There are no set rules on what to present in a Statement, and the information included will depend on the organisation's industry, the complexity of its structure and supply chains, and the particular sectors and nations its suppliers are working in. However, the Guidance to the Act6 suggests that a Statement should include information on:
- the organisation's structure, its business and its supply chains;
- its policies in relation to slavery and human trafficking;
- its due diligence processes in relation to slavery and human trafficking in its business and supply chains;
- the parts of its business and supply chains where there is a risk of slavery and human trafficking taking place, and the steps it has taken to assess and manage that risk (note: if no steps have been taken then the Statement must state this);
- its effectiveness in ensuring that slavery and human trafficking is not taking place in its business or supply chains, measured against such performance indicators as it considers appropriate; and
- the training and capacity building about slavery and human trafficking available to its staff.
Has your Statement been "approved" and published?
The Statement must be "approved" and published on the company website with a prominent link to it on the homepage.
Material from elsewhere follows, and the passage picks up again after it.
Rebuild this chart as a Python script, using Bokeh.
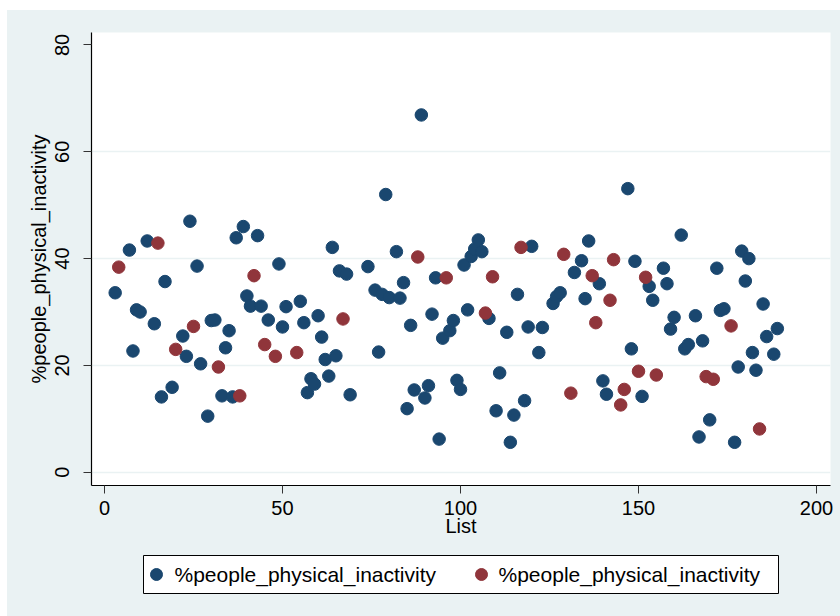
from bokeh.plotting import figure
from bokeh.models import Range1d, FixedTicker, Spacer
from bokeh.layouts import column, row
from bokeh.core.properties import value
from bokeh.embed import file_html
from bokeh.resources import INLINE

# Blue series (List index, value)
blue_x = [3, 7, 8, 9, 10, 12, 14, 16, 17, 19, 22, 23, 24, 26, 27, 29, 30, 31, 33, 34,
          35, 36, 37, 39, 40, 41, 43, 44, 46, 49, 50, 51, 55, 56, 57, 58, 59, 60, 61, 62,
          63, 64, 65, 66, 68, 69, 74, 76, 77, 78, 79, 80, 82, 83, 84, 85, 86, 87, 89, 90,
          91, 92, 93, 94, 95, 97, 98, 99, 100, 101, 102, 103, 104, 105, 106, 108, 110, 111, 113, 114,
          115, 116, 118, 119, 120, 122, 123, 126, 127, 128, 132, 134, 135, 136, 139, 140, 141, 147, 148, 149,
          151, 153, 154, 157, 158, 159, 160, 162, 163, 164, 166, 167, 168, 170, 172, 173, 174, 177, 178, 179,
          180, 181, 182, 183, 185, 186, 188, 189]
blue_y = [33.6, 41.6, 22.7, 30.4, 30.0, 43.3, 27.8, 14.1, 35.7, 15.9, 25.5, 21.7, 47.0, 38.6, 20.3, 10.5, 28.4, 28.5, 14.3, 23.3,
          26.5, 14.1, 43.9, 46.0, 33.0, 31.1, 44.3, 31.1, 28.5, 39.0, 27.2, 31.0, 32.0, 28.0, 14.9, 17.5, 16.5, 29.3, 25.3, 21.1,
          18.0, 42.1, 21.8, 37.7, 37.1, 14.5, 38.5, 34.1, 22.5, 33.3, 52.0, 32.7, 41.3, 32.6, 35.5, 11.9, 27.5, 15.4, 66.9, 13.9,
          16.2, 29.6, 36.4, 6.2, 25.1, 26.5, 28.4, 17.2, 15.5, 38.8, 30.4, 40.4, 41.8, 43.5, 41.3, 28.8, 11.5, 18.6, 26.2, 5.6,
          10.7, 33.3, 13.4, 27.2, 42.3, 22.4, 27.1, 31.6, 32.9, 33.6, 37.4, 39.6, 32.5, 43.3, 35.3, 17.1, 14.6, 53.1, 23.1, 39.5,
          14.2, 34.8, 32.2, 38.2, 35.3, 26.8, 29.0, 44.4, 23.1, 23.9, 29.3, 6.6, 24.6, 9.8, 38.2, 30.3, 30.6, 5.6, 19.7, 41.4,
          35.8, 40.0, 22.4, 19.1, 31.5, 25.4, 22.1, 26.9]

# Red series
red_x = [4, 15, 20, 25, 32, 38, 42, 45, 48, 54, 67, 88, 96, 107, 109, 117, 129, 131, 137, 138,
         142, 143, 145, 146, 150, 152, 155, 169, 171, 176, 184]
red_y = [38.4, 42.9, 23.0, 27.3, 19.7, 14.3, 36.8, 23.9, 21.7, 22.4, 28.7, 40.3, 36.4, 29.8, 36.6, 42.1, 40.8, 14.8, 36.8, 28.0,
         32.2, 39.8, 12.6, 15.5, 18.9, 36.5, 18.2, 17.9, 17.4, 27.4, 8.1]

x_ticks = [0, 50, 100, 150, 200]
y_ticks = [0, 20, 40, 60, 80]
y_grid = [0, 20, 40, 60]
series_label = "%people_physical_inactivity"
x_title = "List"
y_title = "%people_physical_inactivity"

BG = "#EAF2F3"
NAVY = "#1a476f"
MAROON = "#90353b"
FONT = "Liberation Sans"

# ---------------- main scatter ----------------
p = figure(frame_width=739, frame_height=453, output_backend="svg", toolbar_location=None,
           x_range=Range1d(-3.65, 203.93), y_range=Range1d(-2.49, 82.34),
           min_border_left=84, min_border_right=10, min_border_top=22, min_border_bottom=60)
p.border_fill_color = BG
p.background_fill_color = "white"
p.outline_line_color = None

p.scatter(blue_x, blue_y, size=12.5, fill_color=NAVY, line_color=NAVY)
p.scatter(red_x, red_y, size=12.5, fill_color=MAROON, line_color=MAROON)

p.xgrid.visible = False
p.ygrid.ticker = FixedTicker(ticks=y_grid)
p.ygrid.grid_line_color = BG
p.ygrid.grid_line_width = 1.5

p.xaxis.ticker = FixedTicker(ticks=x_ticks)
p.yaxis.ticker = FixedTicker(ticks=y_ticks)
for ax in (p.xaxis, p.yaxis):
    ax.axis_line_color = "black"
    ax.axis_line_width = 1.2
    ax.major_tick_line_color = "#333333"
    ax.major_tick_out = 8
    ax.major_tick_in = 0
    ax.minor_tick_line_color = None
    ax.major_label_text_font = FONT
    ax.major_label_text_font_size = "20px"
    ax.major_label_text_color = "black"
    ax.axis_label_text_font = FONT
    ax.axis_label_text_font_size = "20px"
    ax.axis_label_text_font_style = "normal"
    ax.axis_label_text_color = "black"

p.xaxis.axis_label = x_title
p.yaxis.axis_label = y_title
p.yaxis.major_label_orientation = "vertical"
p.xaxis.major_label_standoff = 7
p.xaxis.axis_label_standoff = -3
p.yaxis.major_label_standoff = 14
p.yaxis.axis_label_standoff = 3

# ---------------- legend strip (page pixel coordinates; frame aligned with p) ----------------
LEG_H = 71
LEG_TOP = 545          # page y of the strip's top edge
q = figure(width=833, height=LEG_H, output_backend="svg", toolbar_location=None,
           x_range=Range1d(91, 830), y_range=Range1d(LEG_TOP + LEG_H, LEG_TOP),
           min_border_left=84, min_border_right=10, min_border_top=0, min_border_bottom=0)
q.border_fill_color = BG
q.background_fill_color = BG
q.outline_line_color = None
q.axis.visible = False
q.grid.visible = False

q.quad(left=[143], right=[778], top=[555], bottom=[593],
       fill_color="white", line_color="black", line_width=1)
q.scatter([156], [574], size=12, fill_color=NAVY, line_color=NAVY)
q.scatter([481], [574], size=12, fill_color=MAROON, line_color=MAROON)
q.text(x=[174, 498], y=[574, 574], text=[series_label, series_label],
       text_font=value(FONT), text_font_size="21px", text_color="black",
       text_baseline="middle", text_align="left")

inner = column(p, q, styles={"background-color": BG})
layout = column(Spacer(height=10), row(Spacer(width=7), inner))
open("out.html", "w").write(file_html(layout, INLINE))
The requirement for "approval" can be satisfied in accordance with the Guidance as follows:
- if your business is a body corporate other than a limited liability partnership, it must be approved by the board of directors (or equivalent management body) and signed by a director (or equivalent);
- if your business is a limited liability partnership, it must be approved by the members and signed by a designated member;
- if your business is a limited partnership registered under the Limited Partnerships Act 1907, it must be signed by a general partner; and
- if your business is any other kind of partnership, it must be signed by a partner.
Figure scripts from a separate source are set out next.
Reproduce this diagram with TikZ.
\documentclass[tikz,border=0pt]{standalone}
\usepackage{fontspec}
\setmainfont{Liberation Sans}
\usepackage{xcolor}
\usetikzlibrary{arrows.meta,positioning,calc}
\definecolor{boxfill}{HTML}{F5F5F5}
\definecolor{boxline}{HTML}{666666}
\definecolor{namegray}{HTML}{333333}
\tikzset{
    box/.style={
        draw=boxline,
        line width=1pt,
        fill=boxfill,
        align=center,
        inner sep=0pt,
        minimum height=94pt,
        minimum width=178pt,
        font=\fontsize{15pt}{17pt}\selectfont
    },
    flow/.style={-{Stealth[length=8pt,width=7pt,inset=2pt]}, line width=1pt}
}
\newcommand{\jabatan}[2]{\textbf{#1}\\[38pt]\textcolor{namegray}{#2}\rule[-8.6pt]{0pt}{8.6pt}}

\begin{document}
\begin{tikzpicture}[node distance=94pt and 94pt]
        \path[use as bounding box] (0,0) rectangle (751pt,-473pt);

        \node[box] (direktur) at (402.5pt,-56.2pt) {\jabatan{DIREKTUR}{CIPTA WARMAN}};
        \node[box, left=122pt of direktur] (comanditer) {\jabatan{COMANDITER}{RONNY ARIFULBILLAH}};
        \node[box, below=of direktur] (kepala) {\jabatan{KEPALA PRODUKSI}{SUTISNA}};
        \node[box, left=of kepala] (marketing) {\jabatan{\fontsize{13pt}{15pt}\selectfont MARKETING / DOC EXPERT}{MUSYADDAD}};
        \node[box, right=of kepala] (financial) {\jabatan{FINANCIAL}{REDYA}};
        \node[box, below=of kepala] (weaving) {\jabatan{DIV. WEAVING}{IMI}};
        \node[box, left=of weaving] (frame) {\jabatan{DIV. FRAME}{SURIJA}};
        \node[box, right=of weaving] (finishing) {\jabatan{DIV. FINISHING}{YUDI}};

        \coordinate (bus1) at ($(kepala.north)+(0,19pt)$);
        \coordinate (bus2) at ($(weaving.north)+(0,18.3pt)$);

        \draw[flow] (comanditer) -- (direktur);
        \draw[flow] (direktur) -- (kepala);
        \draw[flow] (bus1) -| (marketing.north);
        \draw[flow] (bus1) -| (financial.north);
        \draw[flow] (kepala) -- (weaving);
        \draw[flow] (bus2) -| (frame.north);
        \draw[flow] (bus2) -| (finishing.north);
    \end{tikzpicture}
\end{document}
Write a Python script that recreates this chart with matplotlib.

What are the risks of non-compliance?
The Secretary of State has the power to seek injunctive relief in the High Court which would force publication of a Statement, and to impose a fine for contempt of court where a company fails to comply with the Act. Non-compliant companies may also be subject to name and shame campaigns from pressure groups, and thereby risk reputational damage.
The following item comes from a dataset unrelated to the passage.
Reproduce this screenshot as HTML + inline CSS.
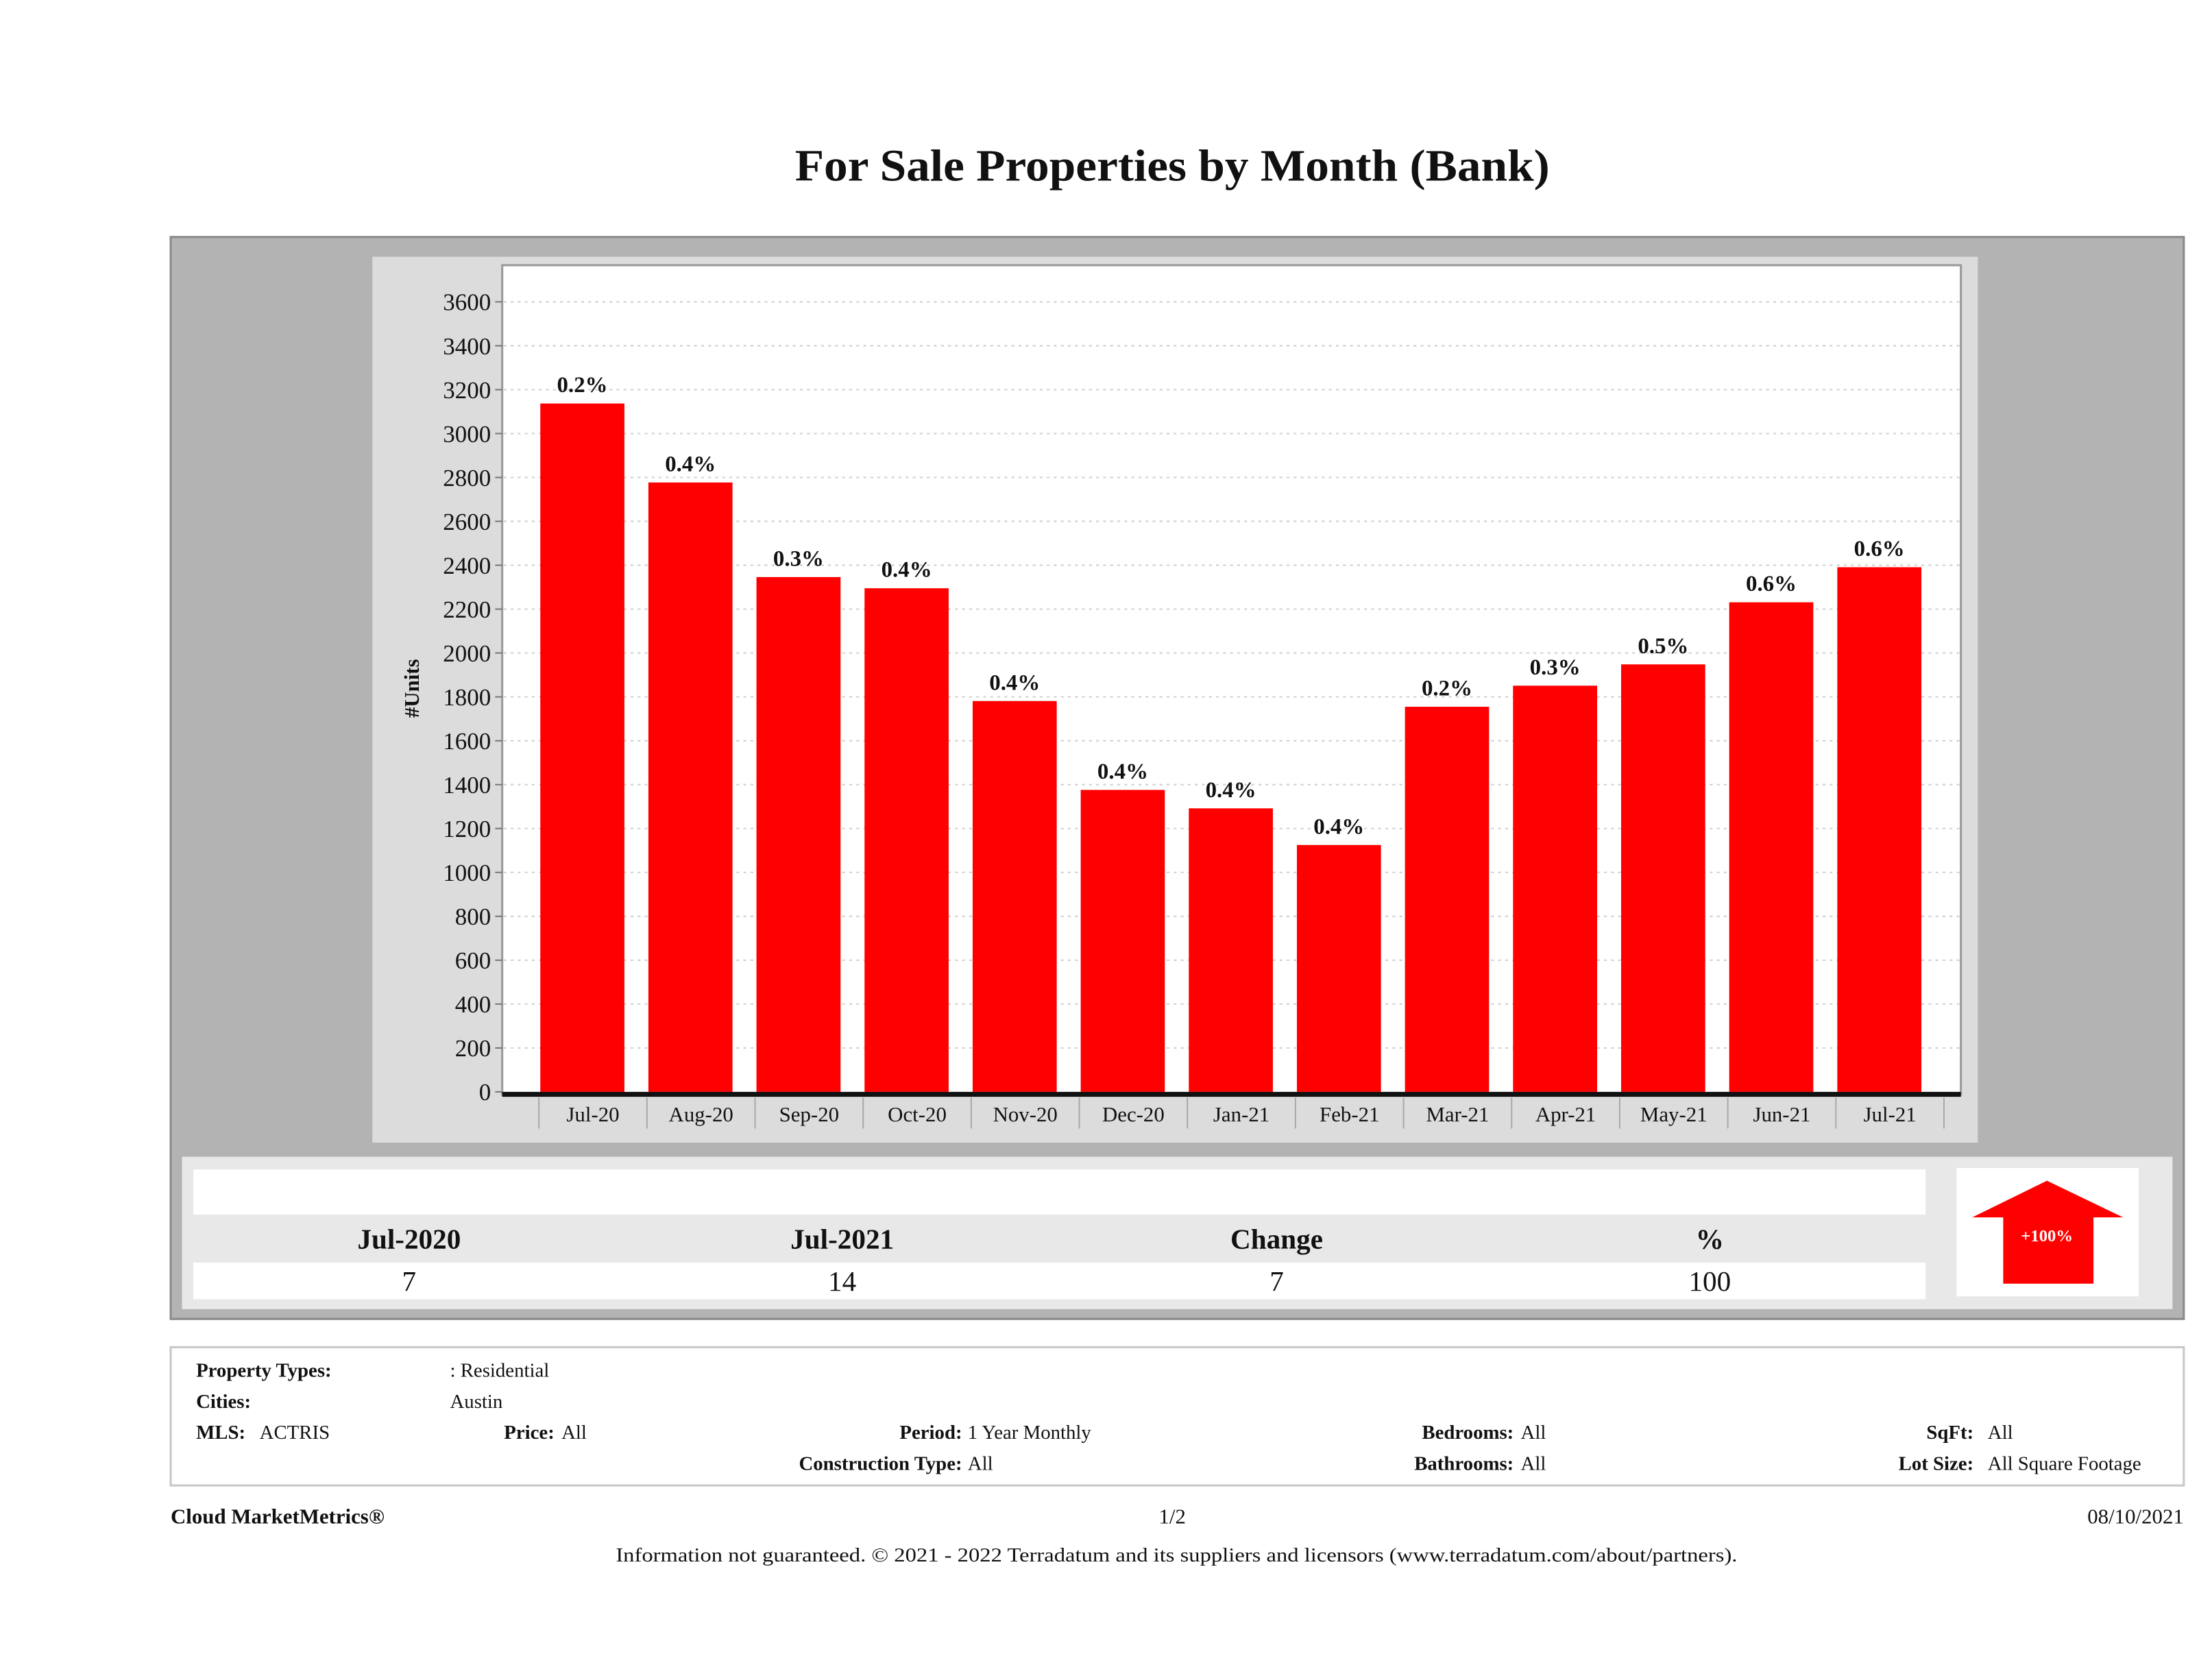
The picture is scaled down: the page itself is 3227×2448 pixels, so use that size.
<!DOCTYPE html>
<html><head><meta charset="utf-8"><style>
html,body{margin:0;padding:0;background:#fff}
svg{display:block}
text{font-family:"Liberation Serif",serif;fill:#111}
.b{font-weight:bold}
</style></head><body>
<svg id="page" width="3227" height="2448" viewBox="0 0 1568 1189.5" preserveAspectRatio="none" xmlns="http://www.w3.org/2000/svg">
<text x="831" y="128" text-anchor="middle" class="b" font-size="32" textLength="535" lengthAdjust="spacingAndGlyphs">For Sale Properties by Month (Bank)</text>
<rect x="121" y="168" width="1427" height="767" fill="#b3b3b3" stroke="#8a8a8a" stroke-width="1.5"/>
<rect x="264" y="182" width="1138" height="628" fill="#dcdcdc"/>
<rect x="356" y="188" width="1034" height="588" fill="#fff" stroke="#9a9a9a" stroke-width="1.5"/>
<g id="grid"></g>
<g id="bars"></g>
<g id="yaxis"></g>
<g id="xaxis"></g>
<text class="b" font-size="15" transform="translate(297,488) rotate(-90)" text-anchor="middle">#Units</text>

<rect x="129" y="820" width="1411" height="108" fill="#e8e8e8"/>
<rect x="137" y="829" width="1228" height="32" fill="#fff"/>
<rect x="137" y="895" width="1228" height="26" fill="#fff"/>
<text class="b" font-size="20" x="290" y="885" text-anchor="middle">Jul-2020</text>
<text class="b" font-size="20" x="597" y="885" text-anchor="middle">Jul-2021</text>
<text class="b" font-size="20" x="905" y="885" text-anchor="middle">Change</text>
<text class="b" font-size="20" x="1212" y="885" text-anchor="middle">%</text>
<text font-size="20" x="290" y="915" text-anchor="middle">7</text>
<text font-size="20" x="597" y="915" text-anchor="middle">14</text>
<text font-size="20" x="905" y="915" text-anchor="middle">7</text>
<text font-size="20" x="1212" y="915" text-anchor="middle">100</text>
<rect x="1387" y="828" width="129" height="91" fill="#fff"/>
<polygon points="1451,837 1505,863 1484,863 1484,910 1420,910 1420,863 1398,863" fill="#f00"/>
<text class="b" font-size="12" x="1451" y="880" text-anchor="middle" style="fill:#fff">+100%</text>

<rect x="121" y="955" width="1427" height="98" fill="#fff" stroke="#c8c8c8" stroke-width="1.5"/>
<g font-size="14">
<text class="b" x="139" y="976">Property Types:</text>
<text x="319" y="976">: Residential</text>
<text class="b" x="139" y="998">Cities:</text>
<text x="319" y="998">Austin</text>
<text class="b" x="139" y="1020">MLS:</text>
<text x="184" y="1020">ACTRIS</text>
<text class="b" x="393" y="1020" text-anchor="end">Price:</text>
<text x="398" y="1020">All</text>
<text class="b" x="682" y="1020" text-anchor="end">Period:</text>
<text x="686" y="1020">1 Year Monthly</text>
<text class="b" x="682" y="1042" text-anchor="end">Construction Type:</text>
<text x="686" y="1042">All</text>
<text class="b" x="1073" y="1020" text-anchor="end">Bedrooms:</text>
<text x="1078" y="1020">All</text>
<text class="b" x="1073" y="1042" text-anchor="end">Bathrooms:</text>
<text x="1078" y="1042">All</text>
<text class="b" x="1399" y="1020" text-anchor="end">SqFt:</text>
<text x="1409" y="1020">All</text>
<text class="b" x="1399" y="1042" text-anchor="end">Lot Size:</text>
<text x="1409" y="1042">All Square Footage</text>
</g>
<text class="b" font-size="15" x="121" y="1080">Cloud MarketMetrics®</text>
<text font-size="15" x="831" y="1080" text-anchor="middle">1/2</text>
<text font-size="15" x="1548" y="1080" text-anchor="end">08/10/2021</text>
<text font-size="14" x="834" y="1107" text-anchor="middle" textLength="795" lengthAdjust="spacingAndGlyphs">Information not guaranteed. © 2021 - 2022 Terradatum and its suppliers and licensors (www.terradatum.com/about/partners).</text>
</svg>
<script>
const categories = ["Jul-20","Aug-20","Sep-20","Oct-20","Nov-20","Dec-20","Jan-21","Feb-21","Mar-21","Apr-21","May-21","Jun-21","Jul-21"];
const units = [3137,2777,2346,2295,1781,1376,1292,1125,1755,1851,1948,2231,2391];
const pctLabels = ["0.2%","0.4%","0.3%","0.4%","0.4%","0.4%","0.4%","0.4%","0.2%","0.3%","0.5%","0.6%","0.6%"];
const yTicks = [0,200,400,600,800,1000,1200,1400,1600,1800,2000,2200,2400,2600,2800,3000,3200,3400,3600];

const NS = "http://www.w3.org/2000/svg";
const y0 = 774, yTop = 214, yMax = 3600;
const bandStart = 382, bandEnd = 1378;
const bw = (bandEnd - bandStart) / categories.length;
function yScale(v){ return y0 - (v / yMax) * (y0 - yTop); }
function xBand(i){ return bandStart + i * bw; }
function mk(tag, attrs, parent){
  const e = document.createElementNS(NS, tag);
  for (const k in attrs) e.setAttribute(k, attrs[k]);
  parent.appendChild(e); return e;
}
const grid = document.getElementById('grid'), bars = document.getElementById('bars');
const yaxis = document.getElementById('yaxis'), xaxis = document.getElementById('xaxis');

yTicks.forEach(t => {
  const y = yScale(t);
  if (t > 0) {
    const g = mk('line', {x1:357, x2:1389, y1:y, y2:y, stroke:'#cfcfcf', 'stroke-width':1, 'stroke-dasharray':'2,3'}, grid);
    
    
  }
  const tk = mk('line', {x1:351, x2:356, y1:y, y2:y, stroke:'#777', 'stroke-width':1}, yaxis);
  
  
  const lb = mk('text', {x:348, y:y+6, 'text-anchor':'end', 'font-size':17}, yaxis);
  lb.textContent = t;
  
  
});

units.forEach((v, i) => {
  const x = xBand(i) + 1, w = bw - 17, y = yScale(v);
  const r = mk('rect', {x:x, y:y, width:w, height:y0 - y, fill:'#ff0000'}, bars);
  
  
  const t = mk('text', {x:x + w/2, y:y - 8, 'text-anchor':'middle', 'font-size':16, 'class':'b'}, bars);
  t.textContent = pctLabels[i];
  
  
});

const ax = mk('rect', {x:356, y:y0, width:1034, height:3.5, fill:'#111'}, xaxis);


for (let i = 0; i <= categories.length; i++) {
  const x = xBand(i);
  const tk = mk('line', {x1:x, x2:x, y1:778, y2:800, stroke:'#aaa', 'stroke-width':1}, xaxis);
  
  
}
categories.forEach((c, i) => {
  const t = mk('text', {x:xBand(i) + bw/2, y:795, 'text-anchor':'middle', 'font-size':15}, xaxis);
  t.textContent = c;
  
  
});
</script>
</body></html>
Certain commercial organisations are required under The UK Modern Slavery Act 2015 (the "Act") to publish an annual Slavery and Human Trafficking Statement (a "Statement") describing what steps (if any) they have taken to combat slavery, servitude, forced and compulsory labour, and human trafficking in their businesses and supply chains. Every eligible company5 is required to publish a Statement as soon as reasonably practicable after its fiscal year end.